Alice Kazimura’s home stands atop some of the oil reserves that should change her family’s future and that of her country, Uganda, for ever. But no one seems to be talking to her about it.

On Friday, Mrs. Kazimura – along with millions of other Ugandans – will vote in the country’s first presidential and parliamentary elections since huge oil deposits were discovered along Uganda’s western border with Democratic Republic of Congo.

As a stream of candidates – from longtime President Yoweri Museveni to local politicians – have campaigned in the area, Kazimura says few have done much to allay her concerns about the future.

“They have kept quiet; they have not talked about oil. They say oil is a government issue and a person is not supposed to talk about oil,” Kazimura says, as an oil company truck rumbles along a nearby dirt road. “All that creates fear because if the politicians don’t talk about oil we don’t know where we are going next.”

Kazimu is right to be apprehensive. Oil will radically alter Uganda.

2.5 billion barrels of oil?

Since the first big oil finds in Uganda roughly two years ago, estimates for how much oil lies beneath the fertile soil have risen to 2.5 billion barrels. That means the country's foreign earnings could triple when production starts in the next few years, according to the London-based civil society group International Alert.

But the embryonic oil industry remains secretive, with contract details kept from the public and few politicians offering a clear vision on how oil will impact the local community, campaigners say.

“They can’t show people the benefits they are getting out of oil, they just make more promises and people don’t want just more promises,” says Dickens Kamugisha, director of the African Institute for Energy Governance in Uganda's capital, Kampala. “No candidate has come up with a concrete projection of how they will share the income with the local community.”

While the future multi-billion dollar oil bounty has raised the stakes for the country’s corruption-addled ruling elite at the upcoming polls, it has not resonated with a population struggling with the daily concerns of grinding poverty.

“To the politicians and president the discovery of oil means it’s a lot more important to win,” Mr. Kamugisha says. “But for the citizens it has not yet become a big issue.”

Land rights issues

While they may not be talking directly about oil, politicians in the region are talking about something far more tangible – land.

After finishing a noisy campaign rally, Stephen Mukitale Biraahwa, ruling party Member of Parliament for Buliisa District, told the Monitor that he's popular because he helped evict more than 600 cattle-herding, pastoralist families who moved to the area more than seven years ago.

But Grace Barooroza, one of the pastoralists, says her people were unfairly uprooted by politicians like Mr. Biraahwa in collusion with corrupt government officials looking to clear land in the oil region.
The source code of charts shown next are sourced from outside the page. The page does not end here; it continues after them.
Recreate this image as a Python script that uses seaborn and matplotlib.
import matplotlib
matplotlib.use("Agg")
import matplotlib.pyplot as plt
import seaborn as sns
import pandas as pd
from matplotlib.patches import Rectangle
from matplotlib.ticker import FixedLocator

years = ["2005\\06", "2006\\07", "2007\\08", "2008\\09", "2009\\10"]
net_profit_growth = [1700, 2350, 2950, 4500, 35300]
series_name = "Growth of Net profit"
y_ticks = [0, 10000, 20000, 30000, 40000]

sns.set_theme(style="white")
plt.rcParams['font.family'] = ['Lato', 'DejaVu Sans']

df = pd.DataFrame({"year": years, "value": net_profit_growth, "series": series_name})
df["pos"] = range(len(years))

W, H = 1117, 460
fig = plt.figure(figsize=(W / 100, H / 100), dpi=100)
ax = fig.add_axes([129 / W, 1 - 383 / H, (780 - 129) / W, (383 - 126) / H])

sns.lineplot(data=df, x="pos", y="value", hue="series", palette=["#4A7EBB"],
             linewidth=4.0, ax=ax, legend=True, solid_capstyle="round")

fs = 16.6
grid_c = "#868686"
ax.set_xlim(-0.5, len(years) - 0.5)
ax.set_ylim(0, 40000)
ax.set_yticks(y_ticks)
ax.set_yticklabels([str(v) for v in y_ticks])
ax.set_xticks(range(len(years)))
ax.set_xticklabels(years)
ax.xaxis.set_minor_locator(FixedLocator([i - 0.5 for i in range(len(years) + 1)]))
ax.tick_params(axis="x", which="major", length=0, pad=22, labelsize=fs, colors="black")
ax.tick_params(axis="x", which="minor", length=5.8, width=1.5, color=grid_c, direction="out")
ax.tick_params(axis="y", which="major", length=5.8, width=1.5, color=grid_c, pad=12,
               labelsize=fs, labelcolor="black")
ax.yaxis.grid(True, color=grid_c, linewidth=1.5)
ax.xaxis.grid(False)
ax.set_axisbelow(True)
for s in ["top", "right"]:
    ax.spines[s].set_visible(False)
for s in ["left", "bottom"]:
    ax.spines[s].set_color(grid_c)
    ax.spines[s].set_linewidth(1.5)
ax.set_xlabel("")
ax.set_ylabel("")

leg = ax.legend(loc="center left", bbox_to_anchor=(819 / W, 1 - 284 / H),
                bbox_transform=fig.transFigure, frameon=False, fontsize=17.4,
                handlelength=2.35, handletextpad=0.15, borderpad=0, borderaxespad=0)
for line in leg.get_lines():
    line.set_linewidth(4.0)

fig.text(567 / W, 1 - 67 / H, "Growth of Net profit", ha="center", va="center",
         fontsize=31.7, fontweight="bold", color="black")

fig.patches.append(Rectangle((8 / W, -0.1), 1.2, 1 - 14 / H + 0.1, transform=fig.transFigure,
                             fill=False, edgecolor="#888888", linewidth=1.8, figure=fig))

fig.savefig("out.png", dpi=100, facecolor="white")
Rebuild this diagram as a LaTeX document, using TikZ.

Ms. Barooroza’s home used to stand atop Uganda’s oil reserves. In just a few hours on Dec. 12, after a lengthy and sometimes violent dispute in the courts and on the ground, armed soldiers led by a top general cleared her and hundreds of other cattle-herding families from their land, scattering them across neighboring regions without compensation.

Now dispossessed, Barooroza has no doubt about why the families were evicted from land they thought they bought legally from locals way before any oil had been found.

“It is the oil they know is there now,” she says. “It is all about the oil.”